**Task requirements:**
Pull each line holding "this" out of the entries below.

———

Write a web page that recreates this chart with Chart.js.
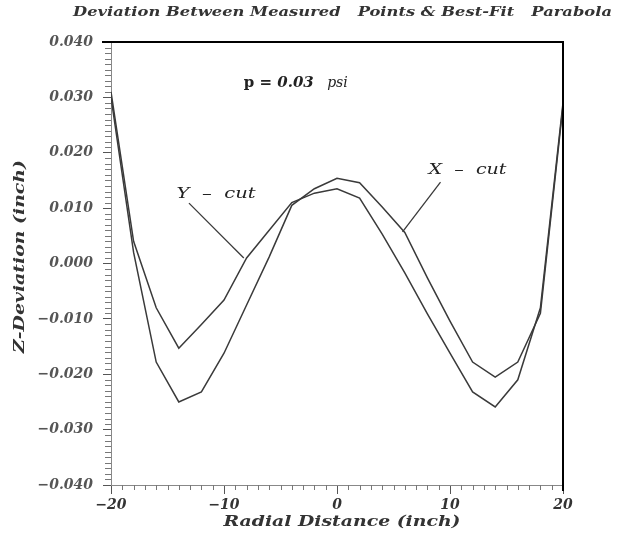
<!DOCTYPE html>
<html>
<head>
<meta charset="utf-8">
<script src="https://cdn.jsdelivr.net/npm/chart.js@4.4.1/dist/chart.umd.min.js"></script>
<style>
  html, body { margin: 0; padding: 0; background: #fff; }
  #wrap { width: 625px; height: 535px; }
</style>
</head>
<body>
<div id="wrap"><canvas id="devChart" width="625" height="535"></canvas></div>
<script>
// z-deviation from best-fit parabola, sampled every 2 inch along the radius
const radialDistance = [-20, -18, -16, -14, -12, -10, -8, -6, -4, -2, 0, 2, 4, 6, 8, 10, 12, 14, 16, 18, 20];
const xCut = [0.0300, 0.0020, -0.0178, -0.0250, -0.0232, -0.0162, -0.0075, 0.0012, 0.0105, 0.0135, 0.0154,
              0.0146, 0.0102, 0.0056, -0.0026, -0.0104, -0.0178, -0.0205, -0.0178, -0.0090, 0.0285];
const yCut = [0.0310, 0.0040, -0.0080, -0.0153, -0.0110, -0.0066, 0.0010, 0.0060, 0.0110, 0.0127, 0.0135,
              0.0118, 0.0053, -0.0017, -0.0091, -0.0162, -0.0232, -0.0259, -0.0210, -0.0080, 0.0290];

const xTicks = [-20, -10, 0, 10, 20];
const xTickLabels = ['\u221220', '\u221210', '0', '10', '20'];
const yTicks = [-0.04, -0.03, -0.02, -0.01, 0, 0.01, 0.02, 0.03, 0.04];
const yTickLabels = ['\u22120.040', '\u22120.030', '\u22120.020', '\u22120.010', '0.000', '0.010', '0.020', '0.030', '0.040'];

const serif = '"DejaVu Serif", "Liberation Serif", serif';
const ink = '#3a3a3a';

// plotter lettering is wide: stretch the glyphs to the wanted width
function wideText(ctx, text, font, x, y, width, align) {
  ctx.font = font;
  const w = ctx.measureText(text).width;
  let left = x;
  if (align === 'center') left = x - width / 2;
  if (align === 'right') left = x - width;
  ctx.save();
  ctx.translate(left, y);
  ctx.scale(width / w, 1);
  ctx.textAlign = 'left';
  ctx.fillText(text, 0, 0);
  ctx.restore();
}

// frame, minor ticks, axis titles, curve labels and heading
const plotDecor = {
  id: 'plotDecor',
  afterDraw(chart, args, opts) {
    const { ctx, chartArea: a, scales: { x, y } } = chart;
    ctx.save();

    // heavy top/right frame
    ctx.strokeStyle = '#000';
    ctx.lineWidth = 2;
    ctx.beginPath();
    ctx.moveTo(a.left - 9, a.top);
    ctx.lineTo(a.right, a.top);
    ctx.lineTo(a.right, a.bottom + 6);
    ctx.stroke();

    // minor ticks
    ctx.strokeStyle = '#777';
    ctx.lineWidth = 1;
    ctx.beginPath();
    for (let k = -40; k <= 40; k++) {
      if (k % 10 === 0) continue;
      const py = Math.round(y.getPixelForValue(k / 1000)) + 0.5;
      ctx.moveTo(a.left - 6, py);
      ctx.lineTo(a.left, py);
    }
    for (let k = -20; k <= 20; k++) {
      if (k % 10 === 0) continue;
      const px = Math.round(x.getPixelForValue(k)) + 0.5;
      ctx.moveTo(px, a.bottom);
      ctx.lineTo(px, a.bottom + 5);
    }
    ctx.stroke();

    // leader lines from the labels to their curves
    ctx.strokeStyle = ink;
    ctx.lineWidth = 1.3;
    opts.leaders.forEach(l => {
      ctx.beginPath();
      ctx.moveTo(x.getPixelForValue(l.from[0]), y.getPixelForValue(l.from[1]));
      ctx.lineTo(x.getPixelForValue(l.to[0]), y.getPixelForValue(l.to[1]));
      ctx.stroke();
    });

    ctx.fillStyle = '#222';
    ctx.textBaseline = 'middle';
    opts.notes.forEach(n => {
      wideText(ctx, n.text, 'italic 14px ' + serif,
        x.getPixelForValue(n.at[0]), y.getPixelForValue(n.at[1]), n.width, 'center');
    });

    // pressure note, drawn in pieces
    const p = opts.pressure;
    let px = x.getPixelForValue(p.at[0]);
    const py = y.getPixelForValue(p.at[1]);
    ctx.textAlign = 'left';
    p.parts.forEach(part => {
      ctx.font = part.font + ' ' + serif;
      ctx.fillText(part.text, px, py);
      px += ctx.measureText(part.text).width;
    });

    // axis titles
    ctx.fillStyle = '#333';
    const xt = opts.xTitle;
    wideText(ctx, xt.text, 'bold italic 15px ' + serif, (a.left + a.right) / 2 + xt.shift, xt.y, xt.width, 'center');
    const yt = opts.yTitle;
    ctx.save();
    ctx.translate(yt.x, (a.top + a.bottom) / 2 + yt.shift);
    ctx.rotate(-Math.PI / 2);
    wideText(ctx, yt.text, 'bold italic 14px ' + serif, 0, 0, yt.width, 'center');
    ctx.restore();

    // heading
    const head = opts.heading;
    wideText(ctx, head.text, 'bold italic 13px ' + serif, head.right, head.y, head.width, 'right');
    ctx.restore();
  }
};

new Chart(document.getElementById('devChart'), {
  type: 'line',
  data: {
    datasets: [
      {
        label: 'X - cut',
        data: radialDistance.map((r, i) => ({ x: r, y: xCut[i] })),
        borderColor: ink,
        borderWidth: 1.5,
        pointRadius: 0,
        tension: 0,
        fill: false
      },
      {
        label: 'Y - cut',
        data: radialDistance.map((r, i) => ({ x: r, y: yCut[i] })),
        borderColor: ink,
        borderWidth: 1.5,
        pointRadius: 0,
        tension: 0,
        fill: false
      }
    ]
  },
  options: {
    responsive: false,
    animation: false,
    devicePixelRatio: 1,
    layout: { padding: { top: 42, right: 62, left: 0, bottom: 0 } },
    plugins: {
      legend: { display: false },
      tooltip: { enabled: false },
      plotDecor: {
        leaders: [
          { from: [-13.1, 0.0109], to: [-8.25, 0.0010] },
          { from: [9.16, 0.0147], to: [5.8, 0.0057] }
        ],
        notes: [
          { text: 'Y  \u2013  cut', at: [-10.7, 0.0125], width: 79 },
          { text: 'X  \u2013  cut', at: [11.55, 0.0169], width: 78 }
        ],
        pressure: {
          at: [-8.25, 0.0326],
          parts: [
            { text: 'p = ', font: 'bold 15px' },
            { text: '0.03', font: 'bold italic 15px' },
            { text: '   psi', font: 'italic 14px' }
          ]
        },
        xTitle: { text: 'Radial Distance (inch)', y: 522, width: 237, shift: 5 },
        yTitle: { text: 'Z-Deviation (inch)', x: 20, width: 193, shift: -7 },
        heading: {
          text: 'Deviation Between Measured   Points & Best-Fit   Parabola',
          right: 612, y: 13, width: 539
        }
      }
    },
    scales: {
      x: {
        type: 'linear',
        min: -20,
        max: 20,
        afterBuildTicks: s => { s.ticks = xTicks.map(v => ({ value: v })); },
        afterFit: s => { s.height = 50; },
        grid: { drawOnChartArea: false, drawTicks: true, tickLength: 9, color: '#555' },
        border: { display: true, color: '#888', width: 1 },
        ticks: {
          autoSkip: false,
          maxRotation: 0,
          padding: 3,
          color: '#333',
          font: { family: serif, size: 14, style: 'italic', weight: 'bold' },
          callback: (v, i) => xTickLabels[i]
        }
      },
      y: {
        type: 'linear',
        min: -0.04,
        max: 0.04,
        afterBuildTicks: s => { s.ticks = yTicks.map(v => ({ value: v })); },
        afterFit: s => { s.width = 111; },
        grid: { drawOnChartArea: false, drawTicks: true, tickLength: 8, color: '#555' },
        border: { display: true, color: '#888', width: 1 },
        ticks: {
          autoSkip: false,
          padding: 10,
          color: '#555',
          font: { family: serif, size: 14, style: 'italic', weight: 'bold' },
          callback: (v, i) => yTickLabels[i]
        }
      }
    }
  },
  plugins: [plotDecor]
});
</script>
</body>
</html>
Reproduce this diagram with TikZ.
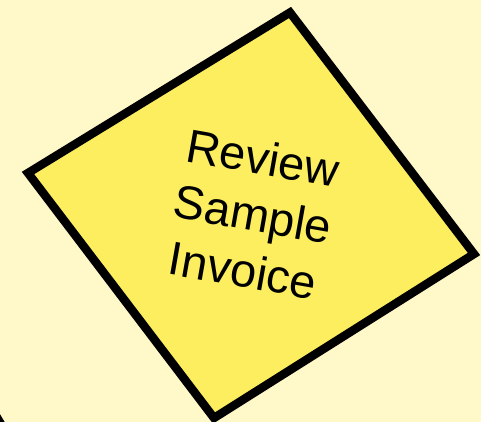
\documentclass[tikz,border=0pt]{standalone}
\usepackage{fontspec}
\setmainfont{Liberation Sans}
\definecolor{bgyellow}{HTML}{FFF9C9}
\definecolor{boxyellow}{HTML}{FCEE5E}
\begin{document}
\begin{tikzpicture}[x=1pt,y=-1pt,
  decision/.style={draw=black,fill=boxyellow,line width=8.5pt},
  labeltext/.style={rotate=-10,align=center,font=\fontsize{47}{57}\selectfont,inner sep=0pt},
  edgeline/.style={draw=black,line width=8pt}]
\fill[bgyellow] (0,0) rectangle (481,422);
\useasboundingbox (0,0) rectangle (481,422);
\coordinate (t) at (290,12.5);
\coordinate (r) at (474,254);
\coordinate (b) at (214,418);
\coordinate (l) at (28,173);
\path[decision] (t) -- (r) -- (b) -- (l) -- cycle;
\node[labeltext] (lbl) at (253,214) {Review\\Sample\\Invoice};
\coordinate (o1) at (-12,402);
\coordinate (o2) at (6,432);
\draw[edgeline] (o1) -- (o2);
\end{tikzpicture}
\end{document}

———

**Expected answer:**
Write a web page that recreates this chart with Chart.js.
Reproduce this diagram with TikZ.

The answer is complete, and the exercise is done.